◆ **INPUT RECORDS**:

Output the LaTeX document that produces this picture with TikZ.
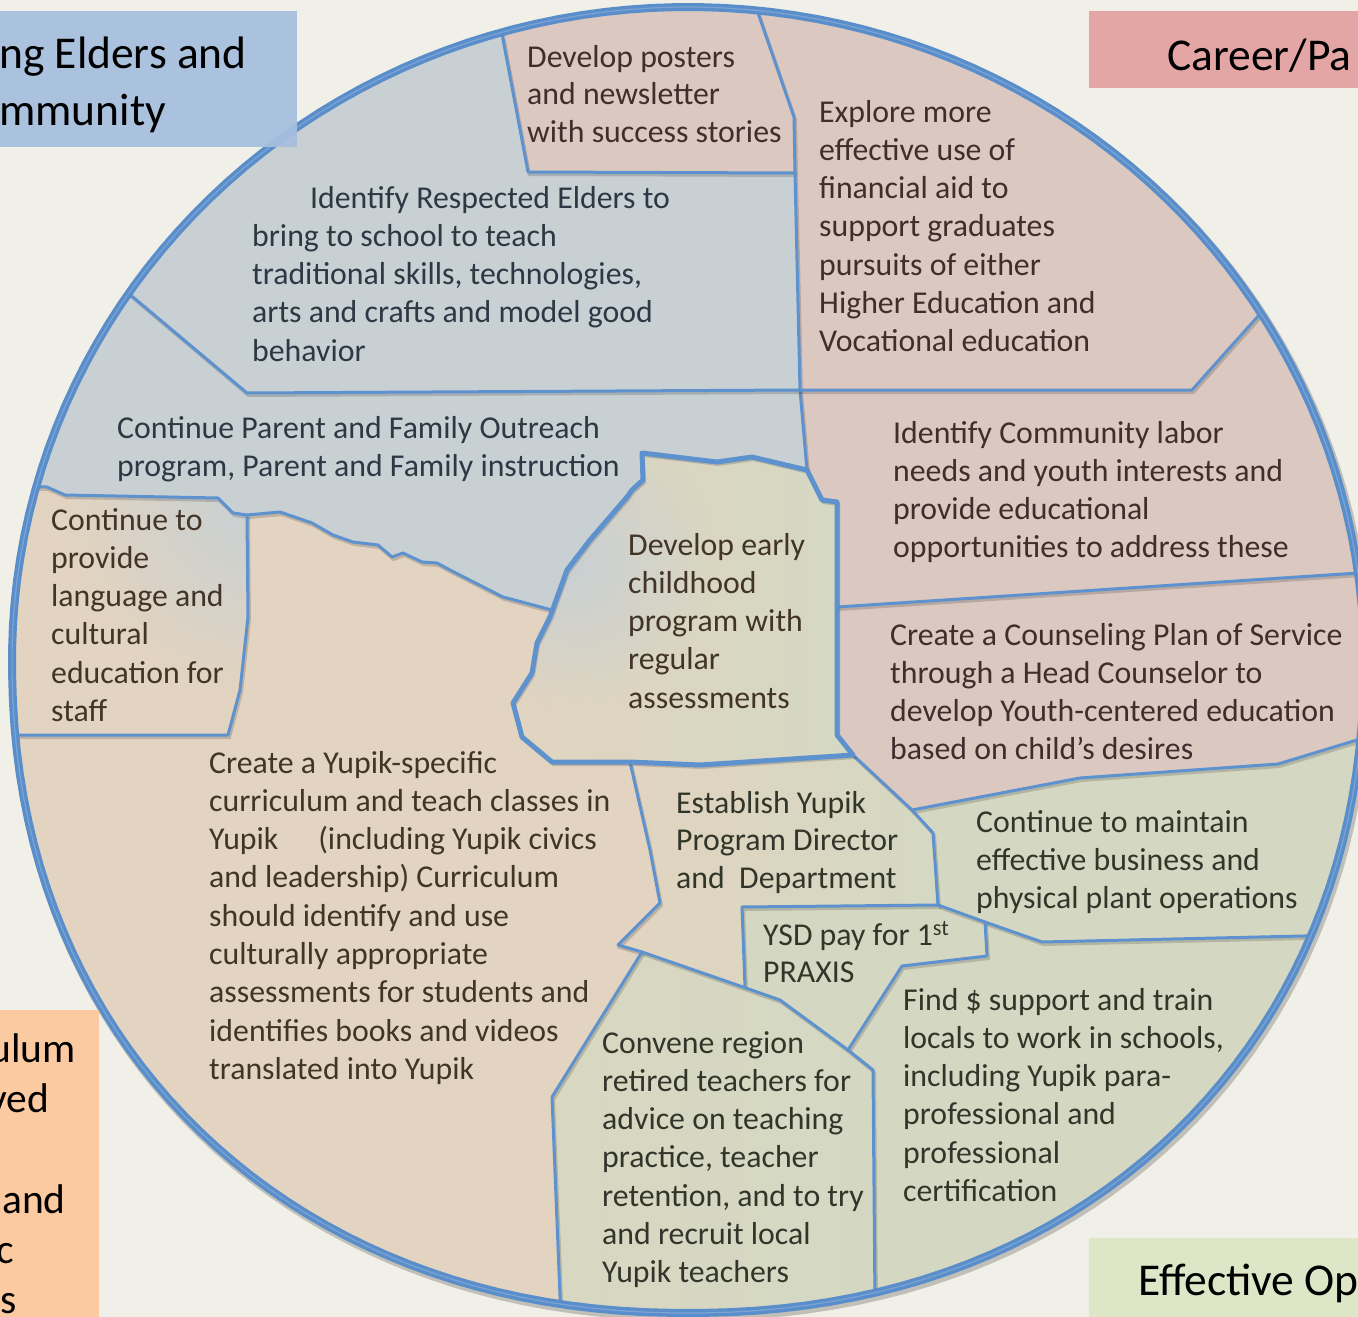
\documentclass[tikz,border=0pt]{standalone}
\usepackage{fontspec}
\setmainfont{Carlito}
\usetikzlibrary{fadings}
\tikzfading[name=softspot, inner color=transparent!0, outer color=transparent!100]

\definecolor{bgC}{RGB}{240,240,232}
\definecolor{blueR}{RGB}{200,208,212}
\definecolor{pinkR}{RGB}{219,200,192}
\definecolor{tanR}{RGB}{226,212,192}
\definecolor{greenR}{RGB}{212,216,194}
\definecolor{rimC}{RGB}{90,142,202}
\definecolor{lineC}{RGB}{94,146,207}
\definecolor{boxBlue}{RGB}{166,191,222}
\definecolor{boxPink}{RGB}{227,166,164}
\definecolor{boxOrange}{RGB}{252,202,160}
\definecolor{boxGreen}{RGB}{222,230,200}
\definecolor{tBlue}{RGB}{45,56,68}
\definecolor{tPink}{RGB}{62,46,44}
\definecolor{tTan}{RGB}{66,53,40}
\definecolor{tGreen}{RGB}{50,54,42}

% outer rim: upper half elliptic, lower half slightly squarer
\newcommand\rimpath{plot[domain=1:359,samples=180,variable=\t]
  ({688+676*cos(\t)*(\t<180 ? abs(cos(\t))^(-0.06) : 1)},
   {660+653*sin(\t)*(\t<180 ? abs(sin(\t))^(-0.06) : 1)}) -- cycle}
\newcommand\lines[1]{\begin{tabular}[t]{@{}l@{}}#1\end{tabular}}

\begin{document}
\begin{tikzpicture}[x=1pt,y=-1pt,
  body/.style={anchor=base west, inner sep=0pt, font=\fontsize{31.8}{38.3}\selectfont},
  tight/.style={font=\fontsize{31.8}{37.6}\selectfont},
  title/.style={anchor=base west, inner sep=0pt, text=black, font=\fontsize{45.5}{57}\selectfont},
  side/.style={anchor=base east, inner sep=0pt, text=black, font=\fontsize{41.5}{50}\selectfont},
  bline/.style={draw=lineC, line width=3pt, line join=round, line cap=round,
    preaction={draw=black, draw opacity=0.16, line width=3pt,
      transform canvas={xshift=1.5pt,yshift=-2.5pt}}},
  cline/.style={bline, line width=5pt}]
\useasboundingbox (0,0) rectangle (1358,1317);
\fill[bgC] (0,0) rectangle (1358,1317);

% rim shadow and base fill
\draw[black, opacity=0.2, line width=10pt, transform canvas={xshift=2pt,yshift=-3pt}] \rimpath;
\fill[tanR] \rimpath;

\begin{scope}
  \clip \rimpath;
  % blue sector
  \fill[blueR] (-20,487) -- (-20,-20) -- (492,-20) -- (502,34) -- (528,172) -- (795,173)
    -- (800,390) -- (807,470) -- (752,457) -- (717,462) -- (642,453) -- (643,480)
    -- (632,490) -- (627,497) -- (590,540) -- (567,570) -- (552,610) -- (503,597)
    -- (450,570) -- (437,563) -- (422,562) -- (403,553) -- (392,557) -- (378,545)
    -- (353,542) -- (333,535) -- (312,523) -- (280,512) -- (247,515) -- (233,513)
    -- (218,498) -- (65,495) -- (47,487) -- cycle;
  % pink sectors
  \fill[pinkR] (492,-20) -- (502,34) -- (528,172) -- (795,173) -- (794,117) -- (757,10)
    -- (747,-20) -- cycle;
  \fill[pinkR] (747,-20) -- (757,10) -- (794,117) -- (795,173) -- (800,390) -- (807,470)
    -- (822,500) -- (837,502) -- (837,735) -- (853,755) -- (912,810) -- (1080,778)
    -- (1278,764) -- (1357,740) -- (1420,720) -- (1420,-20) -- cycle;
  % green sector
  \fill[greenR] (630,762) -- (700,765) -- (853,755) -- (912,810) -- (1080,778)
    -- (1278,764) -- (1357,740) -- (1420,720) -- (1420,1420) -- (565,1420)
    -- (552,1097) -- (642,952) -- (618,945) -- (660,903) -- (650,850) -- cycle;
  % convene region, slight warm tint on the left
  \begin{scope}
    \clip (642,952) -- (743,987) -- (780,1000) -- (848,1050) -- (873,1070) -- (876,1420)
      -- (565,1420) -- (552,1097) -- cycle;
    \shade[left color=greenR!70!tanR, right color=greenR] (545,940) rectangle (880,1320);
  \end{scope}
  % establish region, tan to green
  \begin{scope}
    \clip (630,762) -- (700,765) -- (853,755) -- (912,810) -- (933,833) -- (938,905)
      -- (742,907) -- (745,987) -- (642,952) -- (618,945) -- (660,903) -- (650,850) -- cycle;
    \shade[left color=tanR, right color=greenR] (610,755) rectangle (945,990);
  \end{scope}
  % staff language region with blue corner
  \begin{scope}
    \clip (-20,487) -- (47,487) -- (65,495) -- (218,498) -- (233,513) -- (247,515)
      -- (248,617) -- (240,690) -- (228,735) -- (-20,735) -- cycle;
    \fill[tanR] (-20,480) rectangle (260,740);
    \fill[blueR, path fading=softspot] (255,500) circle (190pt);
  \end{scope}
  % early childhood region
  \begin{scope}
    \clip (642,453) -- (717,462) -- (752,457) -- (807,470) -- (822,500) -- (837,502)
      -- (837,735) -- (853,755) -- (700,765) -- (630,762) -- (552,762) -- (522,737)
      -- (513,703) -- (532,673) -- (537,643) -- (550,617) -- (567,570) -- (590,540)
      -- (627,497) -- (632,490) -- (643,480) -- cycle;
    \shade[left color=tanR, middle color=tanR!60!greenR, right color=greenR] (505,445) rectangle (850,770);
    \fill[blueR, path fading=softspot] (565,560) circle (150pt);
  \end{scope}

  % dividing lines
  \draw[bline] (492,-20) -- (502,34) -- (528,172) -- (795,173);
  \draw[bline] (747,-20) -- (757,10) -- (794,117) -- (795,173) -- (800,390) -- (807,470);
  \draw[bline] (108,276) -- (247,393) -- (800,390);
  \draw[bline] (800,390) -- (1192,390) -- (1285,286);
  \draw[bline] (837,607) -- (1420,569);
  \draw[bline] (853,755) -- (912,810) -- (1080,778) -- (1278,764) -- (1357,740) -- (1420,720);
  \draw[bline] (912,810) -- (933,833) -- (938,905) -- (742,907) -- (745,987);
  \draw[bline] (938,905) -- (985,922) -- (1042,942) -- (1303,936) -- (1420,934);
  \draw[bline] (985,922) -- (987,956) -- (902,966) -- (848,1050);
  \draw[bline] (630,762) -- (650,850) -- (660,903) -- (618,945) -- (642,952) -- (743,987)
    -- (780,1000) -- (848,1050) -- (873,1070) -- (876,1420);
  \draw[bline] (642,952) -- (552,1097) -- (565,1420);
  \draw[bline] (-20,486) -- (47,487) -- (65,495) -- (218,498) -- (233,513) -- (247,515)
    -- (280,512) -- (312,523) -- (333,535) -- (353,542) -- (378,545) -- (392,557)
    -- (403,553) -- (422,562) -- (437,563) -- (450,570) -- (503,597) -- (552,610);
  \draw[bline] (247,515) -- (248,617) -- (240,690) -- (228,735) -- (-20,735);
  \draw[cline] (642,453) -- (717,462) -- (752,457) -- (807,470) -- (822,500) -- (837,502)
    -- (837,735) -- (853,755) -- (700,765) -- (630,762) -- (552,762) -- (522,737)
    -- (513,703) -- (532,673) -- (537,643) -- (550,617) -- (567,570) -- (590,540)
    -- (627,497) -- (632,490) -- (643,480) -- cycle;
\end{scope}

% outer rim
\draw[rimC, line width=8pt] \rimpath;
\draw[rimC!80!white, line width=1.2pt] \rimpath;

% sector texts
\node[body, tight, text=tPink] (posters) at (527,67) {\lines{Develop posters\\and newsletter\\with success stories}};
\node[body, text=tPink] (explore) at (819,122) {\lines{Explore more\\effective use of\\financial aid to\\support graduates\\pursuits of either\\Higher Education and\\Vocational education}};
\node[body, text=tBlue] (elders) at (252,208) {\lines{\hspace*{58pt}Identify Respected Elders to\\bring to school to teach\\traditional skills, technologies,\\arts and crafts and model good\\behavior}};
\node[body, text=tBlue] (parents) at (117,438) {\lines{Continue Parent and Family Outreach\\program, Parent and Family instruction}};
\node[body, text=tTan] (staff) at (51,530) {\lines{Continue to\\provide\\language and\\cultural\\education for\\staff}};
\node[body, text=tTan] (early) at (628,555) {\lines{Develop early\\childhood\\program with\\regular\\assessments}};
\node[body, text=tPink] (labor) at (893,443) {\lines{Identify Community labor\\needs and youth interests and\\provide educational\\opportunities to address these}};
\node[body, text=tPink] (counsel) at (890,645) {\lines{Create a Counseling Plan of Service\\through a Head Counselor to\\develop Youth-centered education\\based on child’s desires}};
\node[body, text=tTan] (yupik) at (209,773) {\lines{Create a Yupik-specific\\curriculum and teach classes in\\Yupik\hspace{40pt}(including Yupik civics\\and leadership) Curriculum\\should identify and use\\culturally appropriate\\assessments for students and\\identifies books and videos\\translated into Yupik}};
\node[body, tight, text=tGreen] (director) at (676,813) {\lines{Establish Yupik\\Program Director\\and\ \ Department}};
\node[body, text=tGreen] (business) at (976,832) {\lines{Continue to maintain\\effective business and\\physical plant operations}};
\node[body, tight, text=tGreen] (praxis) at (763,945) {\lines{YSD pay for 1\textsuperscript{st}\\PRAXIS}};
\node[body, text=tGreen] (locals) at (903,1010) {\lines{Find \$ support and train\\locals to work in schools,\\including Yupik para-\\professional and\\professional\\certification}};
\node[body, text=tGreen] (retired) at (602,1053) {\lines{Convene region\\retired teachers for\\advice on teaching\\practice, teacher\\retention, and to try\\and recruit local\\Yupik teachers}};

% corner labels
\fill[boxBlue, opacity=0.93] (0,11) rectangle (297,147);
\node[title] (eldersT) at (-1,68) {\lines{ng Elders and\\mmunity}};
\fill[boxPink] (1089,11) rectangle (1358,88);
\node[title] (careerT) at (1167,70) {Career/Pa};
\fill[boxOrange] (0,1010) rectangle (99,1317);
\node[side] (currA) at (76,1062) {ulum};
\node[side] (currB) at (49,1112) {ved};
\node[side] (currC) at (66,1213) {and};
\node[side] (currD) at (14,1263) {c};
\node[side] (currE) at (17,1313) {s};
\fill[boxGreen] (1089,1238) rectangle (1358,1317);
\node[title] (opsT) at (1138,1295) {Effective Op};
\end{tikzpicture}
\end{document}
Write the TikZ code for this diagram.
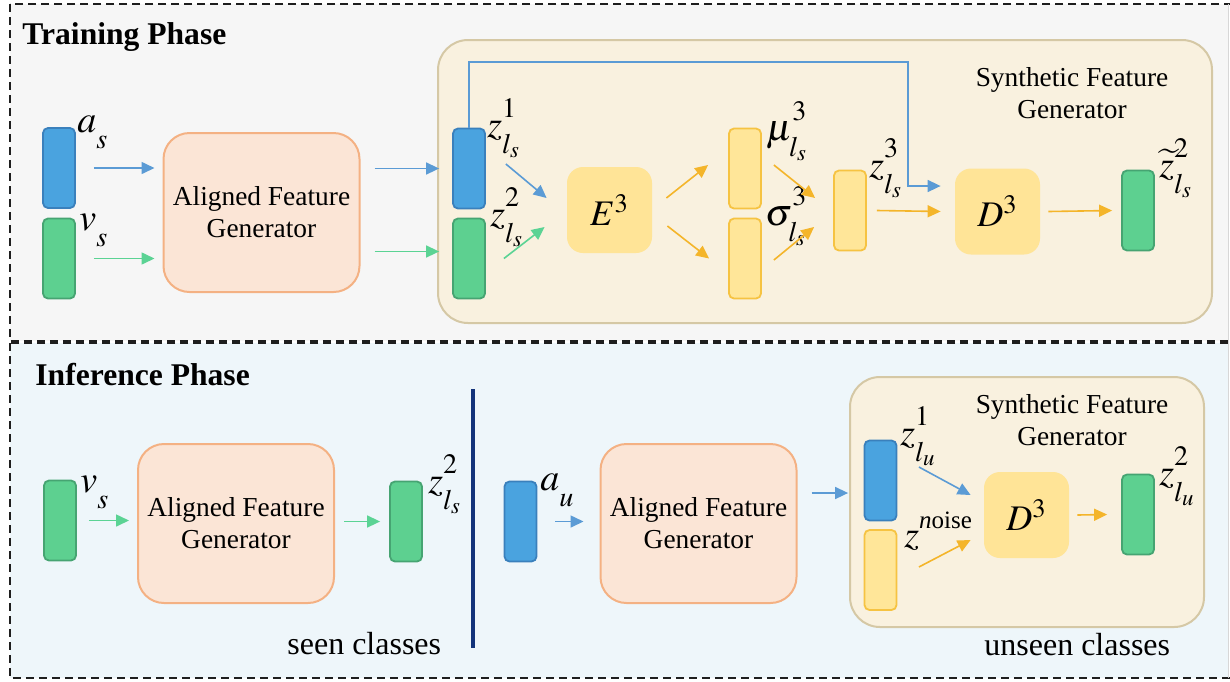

◆ **TASK INSTRUCTIONS**:
Return each full line of the entries that contains the word "with".

◆ **ANSWER IN FULL**:
Output the LaTeX document that produces this picture with TikZ.
  % staff language region with blue corner
\node[body, tight, text=tPink] (posters) at (527,67) {\lines{Develop posters\\and newsletter\\with success stories}};
\node[body, text=tTan] (early) at (628,555) {\lines{Develop early\\childhood\\program with\\regular\\assessments}};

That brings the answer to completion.